This is not just a large – the largest, actually – exhibition of Paolo Roversi’s work, it is also his first one in Paris, the city where his career as fashion photographer began in 1973. The exhibit opened in the Parisian fashion museum Palais Galliera. The organizers assembled 140 photographic works, including some that have never been seen by the public before, added things like magazines, lookbooks, invitations with Roversi’s footage, and the photographer’s Palaroids. All this was assembled by Sylvie Lécallier, the head curator of the museum’s photographic collection. Presented together for the first time as the celebration of Roversi's 50 years in photography, they show the visitors what goes into his art and how it works.
The vast majority of Roversi's works in general, and at this exhibition in particular, are portraits (although there are also photos of his favourite camera and one dog maybe also his favourite, but they, too, are portraits of sorts). And thanks to the specific nature of his work, the vast majority of the portraits’ subjects are models; he has worked with all the famous fashion models of the last 30 years, but he rarely shoots portraits of celebrities. But even when shooting the famous models, he never reproduces the clichés familiar to the public: he does not typecast his subjects as sexy goddesses, flirty girls, androgynous androids, or other popular stereotypes. In one of his interviews, Roversi says the following about his art, although he calls it “technique”, not “art”: “We all have a sort of mask of expression. You say goodbye, you smile, you are scared. I try to take all these masks away and little by little subtract until you have something pure left. A kind of abandon, a kind of absence. It looks like an absence, but in fact when there is this emptiness I think the interior beauty comes out. This is my technique."
Kate Moss doesn't look like the queen of heroin chic, Natalia Vodianova doesn't look like a frightened fawn, and Stella Tennant doesn't look like Virginia Woolf’s Orlando. What happens to all of them is exactly what Roversi says: he takes away all these masks until only something pure is left. Paradoxically, this disengagement created by his camera does not amplify the distance between the viewer and the models, but reduces it, bringing them closer to us in their humanity, with all their personal idiosyncrasies. This is especially noticeable in the Nudi series, which began in 1983 with a nude portrait of Inès de La Fressange for Vogue Homme, shot at the height of her career, and then continued as his private project, where he photographed famous and not so famous models. Always in the same way – naked, full-size portraits, looking directly into the camera, under direct full light without shadows, shot in black and white, and then re-shot on a 20x30 Polaroid – and this seemingly distancing and unifying effect has created a special depth and expressiveness. They are collected at the exhibition in a separate room – and this is perhaps its most touching part, because these naked bodies are devoid of any sexualization.
In general, Roversi likes working with the 8x10 Polaroid camera, the film for which isn’t made anymore, and the photographer as he said has bought everything he could find.

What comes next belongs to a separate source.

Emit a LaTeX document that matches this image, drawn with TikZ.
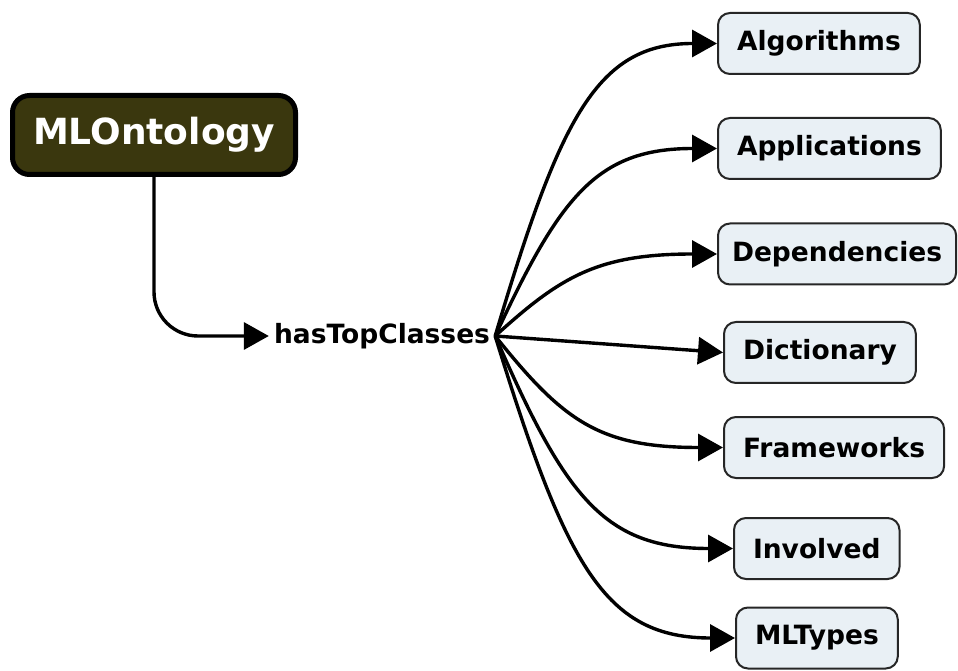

This camera has come to be associated with his distinctive and very recognizable style that uses color and light to create effect of a painting. And even when he uses other cameras, the effect is there. Many have tried and are trying to copy this effect, but the result is usually something reminiscent of the work of AI. Roversi's original magical realism can be seen in detail at the exhibition – in his shoots for Vogue France, Vogue Italia, Egoïste, and Luncheon, in his campaigns for Yohji Yamamoto, Comme des Garcons, and Romeo Gigli. The work of the exhibition’s scenographer Ania Martchenko, who created several of her signature trompe-l’œil in the form of a window or a slightly open door that emit light, emphasizes the master’s use of light both metaphorically and literally.
But Paolo Roversi’s very interaction with fashion, with fashion collections, is quite unique – he shoots in a way that makes it a secondary subject of the picture, but the photographs do not cease to be fashion. As he says himself: “The clothes are a big part of a fashion picture. It’s a big part of the subject. Even if, for me, every fashion picture is like a portrait – I see and treat every image as a portrait, of a woman or a man or a boy – but the clothes are always there and they can make the interpretation of the image much more difficult.”